We should see the request headers:

* Connected to localhost (::1) port 8899 (#0)
> OPTIONS / HTTP/1.1
> Host: localhost:8899
> Origin: http://domain-or-ip-i-want-to-test.com/
> Access-Control-Request-Method: POST
> Access-Control-Request-Headers: X-Requested-With

and the relevant response headers, here desired:

< Access-Control-Allow-Origin: *
< Access-Control-Allow-Methods: GET, POST, OPTIONS, HEAD
< Access-Control-Allow-Headers: Authorization, Origin, X-Requested-With, Content-Type, Accept

indicating that we allow all origins, and the requested method and headers are supported.

We can add these headers with Nginx as follows:

server {
    location / {
        # ...

        proxy_set_header Origin http://myservice;
        proxy_hide_header Access-Control-Allow-Origin;

        if ($request_method ~* "(GET|POST)") {
            add_header "Access-Control-Allow-Origin"  *;
        }

        # preflight
        if ($request_method = OPTIONS ) {
            add_header "Access-Control-Allow-Origin"  *;
            add_header "Access-Control-Allow-Methods" "GET, POST, OPTIONS, HEAD";
            add_header "Access-Control-Allow-Headers" "Authorization, Origin, X-Requested-With, Content-Type, Accept";
            return 204;
        }
    }
}

And restart Nginx by testing the config and reloading it if it’s ok:

nginx -t
nginx -s reload

CORS Headers on an SSH Tunnel

upstream solanaRPC {
    server 127.0.0.1:8899;
}


upstream solanaWS {
    # sticky IP session
    ip_hash;
    server 127.0.0.1:8900;
}

server {
  listen 8891;
  server_name _;

  location / {
        proxy_pass http://solanaRPC;

        proxy_set_header Origin http://solanaRPC;
        proxy_hide_header Access-Control-Allow-Origin;

        # Simple requests
        if ($request_method ~* "(GET|POST)") {
            add_header "Access-Control-Allow-Origin"  *;
        }

        # Preflighted requests
        if ($request_method = OPTIONS ) {
            add_header "Access-Control-Allow-Origin"  *;
            add_header "Access-Control-Allow-Methods" "GET, POST, OPTIONS, HEAD";
            add_header "Access-Control-Allow-Headers" "Authorization, Origin, X-Requested-With, Content-Type, Accept";
            return 204;
        }
    }
}

server {
  listen 8901;
  server_name _;

  location / {
        proxy_pass http://solanaWS;
        proxy_set_header X-Forwarded-For $proxy_add_x_forwarded_for;
        proxy_set_header Host $host;

        proxy_http_version 1.1;
        proxy_set_header Upgrade $http_upgrade;
        proxy_set_header Connection "upgrade";

        proxy_set_header Origin http://solanaWS;
        proxy_hide_header Access-Control-Allow-Origin;

        # Simple requests
        if ($request_method ~* "(GET|POST)") {
            add_header "Access-Control-Allow-Origin"  *;
        }

        # Preflighted requests
        if ($request_method = OPTIONS ) {
            add_header "Access-Control-Allow-Origin"  *;
            add_header "Access-Control-Allow-Methods" "GET, POST, OPTIONS, HEAD";
            add_header "Access-Control-Allow-Headers" "Authorization, Origin, X-Requested-With, Content-Type, Accept";
            return 204;
        }
    }
}

And forward the ports to the defaults on localhost:

ssh -L 8899:10.3.141.135:8891 -L 8900:10.3.141.135:8901 -N -f root@10.3.141.135

Note that if you’re connecting through the tunnel to localhost, you may encounter the error:

Access to XMLHttpRequest at 'http://localhost:8899/' from origin 'http://10.3.141.135' has been blocked by CORS policy: The request client is not a secure context and the resource is in more-private address space `local`.
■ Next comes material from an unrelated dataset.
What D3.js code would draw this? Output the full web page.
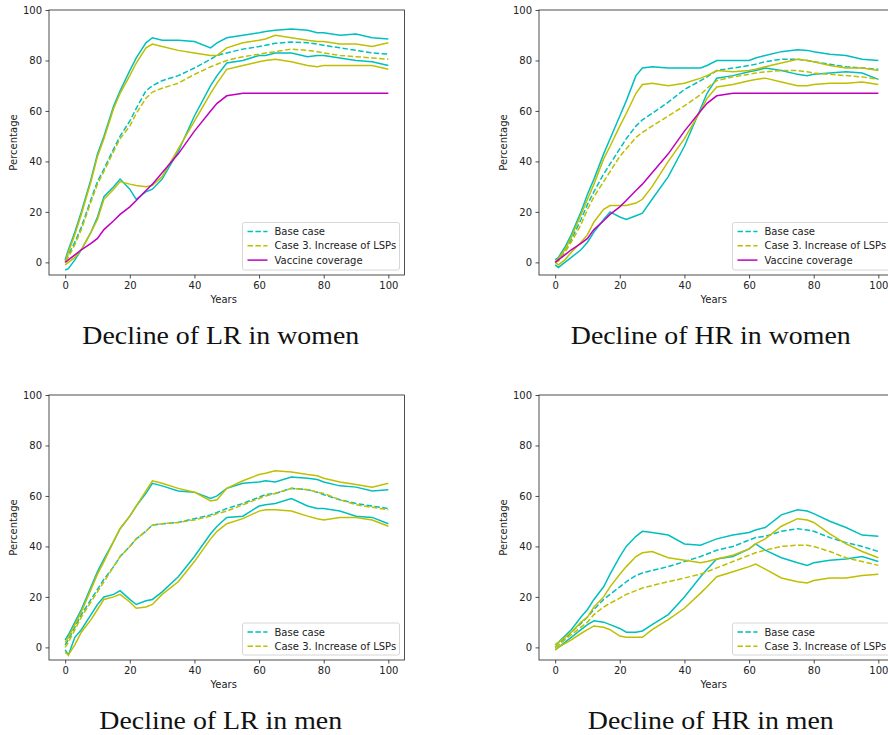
<!DOCTYPE html>
<html>
<head>
<meta charset="utf-8">
<script src="https://cdn.jsdelivr.net/npm/d3@7"></script>
<style>
  body { margin: 0; background: #fff; }
  svg { display: block; }
</style>
</head>
<body>
<svg id="chart" width="888" height="735"></svg>
<script>
const years = [0, 1, 3, 5, 8, 10, 12, 15, 17, 20, 22, 25, 27, 30, 35, 40, 45, 47, 50, 55, 60, 62, 65, 70, 75, 78, 80, 85, 90, 95, 100];
const xTicks = [0, 20, 40, 60, 80, 100];
const yTicks = [0, 20, 40, 60, 80, 100];

// Decline of LR in women
const lrWomenBaseHi   = [1, 5, 12, 20, 33, 43, 50, 62, 68, 76, 81, 87, 89, 88, 88, 87.5, 85, 87, 89, 90, 91, 91.5, 92, 92.5, 92, 91, 91, 90, 90.5, 89, 88.5];
const lrWomenBaseMean = [1, 3, 8, 14, 25, 32, 37, 45, 50, 56, 61, 68, 70, 72, 74, 77, 80.5, 82, 83, 84.5, 85.5, 86, 86.8, 87.3, 87, 86.5, 86, 85, 84, 83, 82.5];
const lrWomenBaseLo   = [-3, -2.5, 1, 5, 12, 18, 26, 30, 33, 29, 25, 28, 29, 33, 44, 58, 70, 74, 79, 80, 82, 82, 83, 83, 81.5, 82, 82, 81, 80, 79.5, 78];
const lrWomenLspHi    = [0, 4, 11, 19, 32, 42, 49, 61, 67, 74, 79, 85, 86.5, 85.5, 84, 83, 82, 82, 85, 87, 88, 88.5, 90, 89, 88, 87.5, 87.5, 86.5, 86.5, 85.5, 87];
const lrWomenLspMean  = [0.5, 2, 7, 13, 24, 31, 36, 44, 49, 54, 59, 65, 67.5, 69, 71, 74.5, 77.5, 78.5, 80, 81.5, 82.5, 83, 83.5, 84.5, 84, 83.5, 83, 82, 81.5, 81, 80.5];
const lrWomenLspLo    = [-1, 0, 2, 5, 12, 17, 25, 29, 32, 31, 30.5, 30, 30.5, 34, 45, 56, 67, 71, 76.5, 78, 79.5, 80, 80.5, 79.5, 78, 77.5, 78, 78, 78, 78, 76.5];

// Decline of HR in women
const hrWomenBaseHi   = [1, 2, 6, 11, 20, 27, 33, 43, 49, 58, 64, 74, 77, 77.5, 77, 77, 77, 78, 80, 80, 80, 81, 82, 83.5, 84.2, 84, 83.5, 82.5, 82, 80.5, 80];
const hrWomenBaseMean = [0, 1, 5, 9, 17, 23, 28, 35, 39, 45, 49, 54, 56.5, 59, 63.5, 68.5, 72, 73.5, 76, 77, 78, 78.5, 79.5, 80.5, 80.5, 80, 79.5, 78.5, 77.5, 77, 76.5];
const hrWomenBaseLo   = [-1, -2, 0, 2, 5, 8, 12, 17, 20, 18, 17, 18.5, 19.5, 25, 34, 46, 61, 67, 73, 74, 75.5, 76, 77, 76, 74.5, 74, 74.5, 75, 75.5, 75, 72.5];
const hrWomenLspHi    = [0, 1.5, 5, 10, 19, 25, 31, 41, 46, 54, 59, 67, 70.5, 71, 70, 71, 73, 74, 76, 75.5, 76, 76.5, 77.5, 79, 80.5, 80, 79.5, 78, 77, 77, 76];
const hrWomenLspMean  = [0, 0.5, 4, 8, 15, 21, 26, 32, 36, 42, 45, 49.5, 51.5, 54, 58, 62, 66.5, 69, 72, 73.5, 74.5, 75, 75.5, 76, 76, 75.5, 75, 74.5, 74, 73.5, 72.5];
const hrWomenLspLo    = [0, -1, 1, 4, 8, 11, 16, 21, 22.5, 22.5, 22.5, 23.5, 25, 30, 40, 49, 60, 65, 69.5, 70.5, 72, 72.5, 73, 71.5, 70, 70, 70.5, 71, 71, 71.5, 70.5];

// Decline of LR in men
const lrMenBaseHi   = [3, 5, 10, 15, 24, 30, 35, 42, 47, 52, 56, 61, 65, 64, 62, 61.5, 59, 60, 63, 65, 65.5, 66, 65.5, 67.5, 67, 66.5, 65.5, 64, 63.5, 62, 62.5];
const lrMenBaseMean = [1, 3, 8, 13, 19, 23, 27, 32, 36, 40, 43, 46, 48.5, 49, 49.5, 51, 52.5, 53.5, 55, 57, 59.5, 60.5, 61, 63, 62.5, 61.5, 60.5, 58.5, 57, 56, 55];
const lrMenBaseLo   = [-1, -3, 4, 7, 13, 17, 20, 21, 22.5, 19, 17, 18.5, 19, 22, 28, 36, 45, 48, 51.5, 52, 56, 56.5, 57, 59, 56, 55, 55, 54, 52, 51.5, 49];
const lrMenLspHi    = [2, 4, 9, 14, 23, 29, 34, 42, 47, 52, 56, 62, 66, 65, 63, 61.5, 58, 58.5, 63, 66, 68.5, 69, 70, 69.5, 68.5, 68, 67, 65.5, 64.5, 63.5, 65];
const lrMenLspMean  = [0, 2, 7, 12, 18, 22, 26, 32, 36, 40, 43, 46, 48.5, 49, 49.5, 50.5, 52, 53, 54, 56.5, 59, 60, 61, 63, 62.5, 61.5, 61, 58.5, 56.5, 55.5, 54.5];
const lrMenLspLo    = [-2, -3, 1, 6, 11, 15, 19, 20, 21, 18, 15.5, 16, 17, 21, 26, 34, 43, 46, 49, 51, 54, 54.5, 54.5, 54, 52, 51, 50.5, 51.5, 51.5, 50.5, 48];

// Decline of HR in men
const hrMenBaseHi   = [1, 2, 4.5, 7, 12, 15, 19, 24, 29, 36, 40, 44, 46, 45.5, 44.5, 41, 40.5, 41.5, 43, 44.5, 45.5, 46.5, 47.5, 52.5, 54.5, 54, 53, 50, 47.5, 44.5, 44];
const hrMenBaseMean = [0, 1, 3.5, 6, 9.5, 12, 15, 19, 21, 24, 26, 28.5, 29.5, 30.5, 32, 34, 36, 37, 38.5, 40, 42.5, 43.5, 44, 46, 47, 46.5, 46, 43.5, 41.5, 40, 38];
const hrMenBaseLo   = [-1, 0, 2, 4, 7, 9, 10.5, 10, 9, 7.5, 6, 6, 6.5, 9, 13, 20, 28, 31, 35, 36, 39, 41, 38.5, 35.5, 33.5, 32.5, 33.5, 34.5, 35, 36, 34];
const hrMenLspHi    = [1, 2, 4, 6, 10, 12, 16, 20, 24, 29, 32, 36, 37.5, 38, 35.5, 34.5, 33.5, 34, 35, 36.5, 39, 41, 43, 48, 51, 50.5, 49.5, 45, 41, 38, 35.5];
const hrMenLspMean  = [0, 1, 3, 5, 8, 10, 13, 16, 17.5, 19.5, 21, 22.5, 23.5, 24.5, 26, 27.5, 29, 30, 31.5, 34, 36.5, 37.5, 38.5, 40, 40.5, 40.5, 40, 38, 35.5, 34, 32.5];
const hrMenLspLo    = [-1, 0, 1.5, 3, 5.5, 7, 8.5, 8, 7, 4.5, 4, 4, 4, 7, 11, 15.5, 21.5, 24, 28, 30, 32, 33, 31, 27.5, 26, 25.5, 26.5, 27.5, 27.5, 28.5, 29];

// vaccine coverage (women panels)
const vaccine = [0, 1, 3, 5, 7.5, 9.5, 13, 16.5, 19, 22, 24.5, 28.5, 31, 35.5, 43, 52, 60, 63, 66, 67, 67, 67, 67, 67, 67, 67, 67, 67, 67, 67, 67];

const titles = ["Decline of LR in women", "Decline of HR in women", "Decline of LR in men", "Decline of HR in men"];
const legendBase = "Base case";
const legendLsp = "Case 3. Increase of LSPs";
const legendVac = "Vaccine coverage";

const cyan = "#00bfbf", olive = "#bfbf00", magenta = "#bf00bf";

const panels = [
  { left: 49,  top: 10,  title: titles[0], base: [lrWomenBaseHi, lrWomenBaseMean, lrWomenBaseLo], lsp: [lrWomenLspHi, lrWomenLspMean, lrWomenLspLo], vac: true },
  { left: 539, top: 10,  title: titles[1], base: [hrWomenBaseHi, hrWomenBaseMean, hrWomenBaseLo], lsp: [hrWomenLspHi, hrWomenLspMean, hrWomenLspLo], vac: true },
  { left: 49,  top: 395, title: titles[2], base: [lrMenBaseHi, lrMenBaseMean, lrMenBaseLo], lsp: [lrMenLspHi, lrMenLspMean, lrMenLspLo], vac: false },
  { left: 539, top: 395, title: titles[3], base: [hrMenBaseHi, hrMenBaseMean, hrMenBaseLo], lsp: [hrMenLspHi, hrMenLspMean, hrMenLspLo], vac: false }
];

const W = 355.5, H = 265;
const svg = d3.select("#chart");
const tickFont = "DejaVu Sans, sans-serif";
const titleNodes = [];

panels.forEach((p, i) => {
  const g = svg.append("g").attr("transform", `translate(${p.left},${p.top})`);

  const x = d3.scaleLinear().domain([-5, 105]).range([0, W]);
  const y = d3.scaleLinear().domain([-5, 100]).range([H, 0]);

  g.append("clipPath").attr("id", "clip" + i)
    .append("rect").attr("width", W).attr("height", H);

  const line = d3.line()
      .x((d, k) => x(years[k]))
      .y(d => y(d));

  const plot = g.append("g").attr("clip-path", `url(#clip${i})`);

  const drawSet = (set, color) => {
    [0, 2].forEach(k => plot.append("path")
      .datum(set[k])
      .attr("d", line)
      .attr("fill", "none")
      .attr("stroke", color)
      .attr("stroke-width", 1.5));
    plot.append("path")
      .datum(set[1])
      .attr("d", line)
      .attr("fill", "none")
      .attr("stroke", color)
      .attr("stroke-width", 1.5)
      .attr("stroke-dasharray", "5.5,2.4");
  };
  drawSet(p.base, cyan);
  drawSet(p.lsp, olive);

  if (p.vac) {
    plot.append("path")
      .datum(vaccine)
      .attr("d", line)
      .attr("fill", "none")
      .attr("stroke", magenta)
      .attr("stroke-width", 1.5);
  }

  // axes
  const xAxis = g.append("g")
      .attr("transform", `translate(0,${H})`)
      .call(d3.axisBottom(x).tickValues(xTicks).tickSize(3.5).tickPadding(3.5).tickSizeOuter(0));
  const yAxis = g.append("g")
      .call(d3.axisLeft(y).tickValues(yTicks).tickSize(3.5).tickPadding(3.5).tickSizeOuter(0));
  [xAxis, yAxis].forEach(a => {
    a.selectAll("text").attr("font-family", tickFont).attr("font-size", 10).attr("fill", "#222");
    a.selectAll("line").attr("stroke", "#222").attr("stroke-width", 0.8);
    a.select(".domain").remove();
  });

  g.append("rect")
    .attr("width", W).attr("height", H)
    .attr("fill", "none")
    .attr("stroke", "#222")
    .attr("stroke-width", 0.8);

  g.append("text")
    .attr("x", W / 2 - 3).attr("y", H + 28)
    .attr("text-anchor", "middle")
    .attr("font-family", tickFont).attr("font-size", 10).attr("fill", "#222")
    .text("Years");

  g.append("text")
    .attr("transform", `translate(-32,${H / 2}) rotate(-90)`)
    .attr("text-anchor", "middle")
    .attr("font-family", tickFont).attr("font-size", 10).attr("fill", "#222")
    .text("Percentage");

  // legend
  const entries = [[legendBase, cyan, true], [legendLsp, olive, true]];
  if (p.vac) entries.push([legendVac, magenta, false]);
  const lw = 157, lh = entries.length === 3 ? 47.5 : 32;
  const lg = g.append("g").attr("transform", `translate(${W - 5 - lw},${H - 5 - lh})`);
  lg.append("rect")
    .attr("width", lw).attr("height", lh)
    .attr("rx", 2)
    .attr("fill", "#fff").attr("fill-opacity", 0.8)
    .attr("stroke", "#ccc").attr("stroke-width", 0.8);
  entries.forEach((e, k) => {
    const yy = 9 + k * 14.3;
    lg.append("line")
      .attr("x1", 5).attr("x2", 25).attr("y1", yy).attr("y2", yy)
      .attr("stroke", e[1]).attr("stroke-width", 1.5)
      .attr("stroke-dasharray", e[2] ? "5.5,2.4" : null);
    lg.append("text")
      .attr("x", 32).attr("y", yy).attr("dy", "0.35em")
      .attr("font-family", tickFont).attr("font-size", 10).attr("fill", "#222")
      .text(e[0]);
  });

  // panel title
  const t = svg.append("text")
    .attr("text-anchor", "middle")
    .attr("font-family", "Liberation Serif, serif").attr("font-size", 25)
    .attr("fill", "#111")
    .attr("data-cx", p.left + W / 2 - 6)
    .attr("data-cy", p.top + 334)
    .text(p.title);
  titleNodes.push(t);
});

// widen titles a little, the original face is broader than Times
const k = 277 / titleNodes[0].node().getComputedTextLength();
titleNodes.forEach(t => {
  t.attr("transform", `translate(${t.attr("data-cx")},${t.attr("data-cy")}) scale(${k},1)`);
});
</script>
</body>
</html>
Chrome has implemented CORS-RFC1918, which prevents public network resources from requesting private-network resources. We can disable it at chrome://flags/#block-insecure-private-network-request link for Chrome.

Chrome set block insecure private network requests to disable

The best way we found to make this work for development while not interfering with security of our normal browsing experience by accident, is to install Chromium. That is, if you’re not using it normally.
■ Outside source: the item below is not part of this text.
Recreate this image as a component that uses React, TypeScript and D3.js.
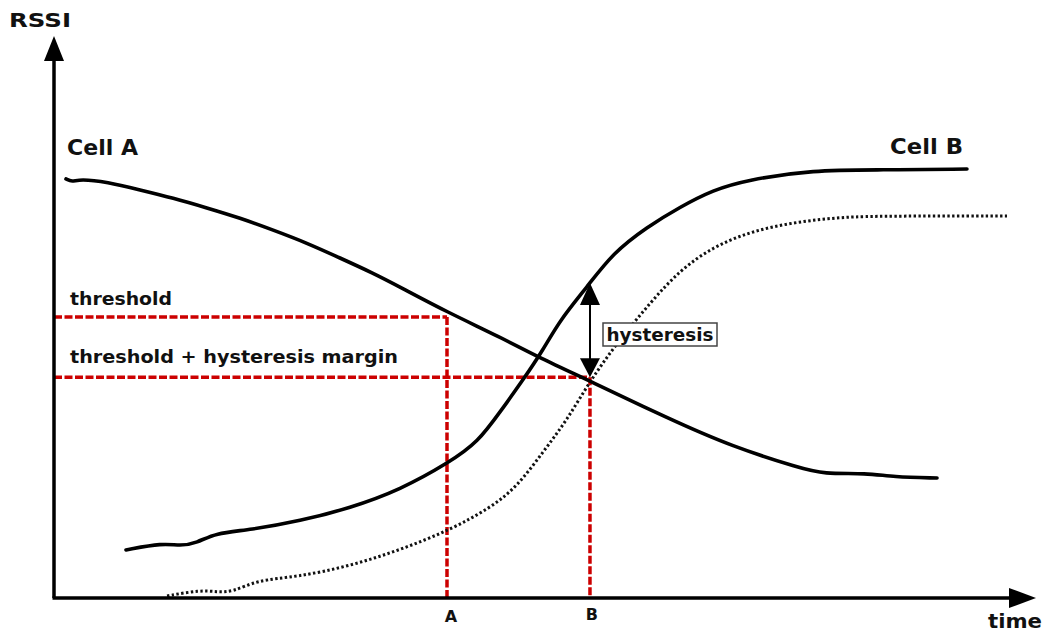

\open -n ~/Downloads/chrome-mac/Chromium.app --args --disable-web-security

Exposing a service on a path instead of a port

A note for completion, for SSL supported sites we don’t usually want to mix content and use a path next to our static assets instead of exposing a service on a port. We can add to the default site a new Nginx location to point to /api/ (with trailing slash):

	location /api/ {
		proxy_pass http://127.0.0.1:8081/;
	}

The full config looks then as follows:

server {
        listen 80 default_server;
        listen [::]:80 default_server;

        root /var/www/html;
        error_page 404 =200 /index.html;
        server_name _;

        location /api/ {
                proxy_pass http://127.0.0.1:8081/;
        }

        location / {
                try_files $uri $uri/ =404;
        }
}

Last modified on Saturday, Jun 18, 2022.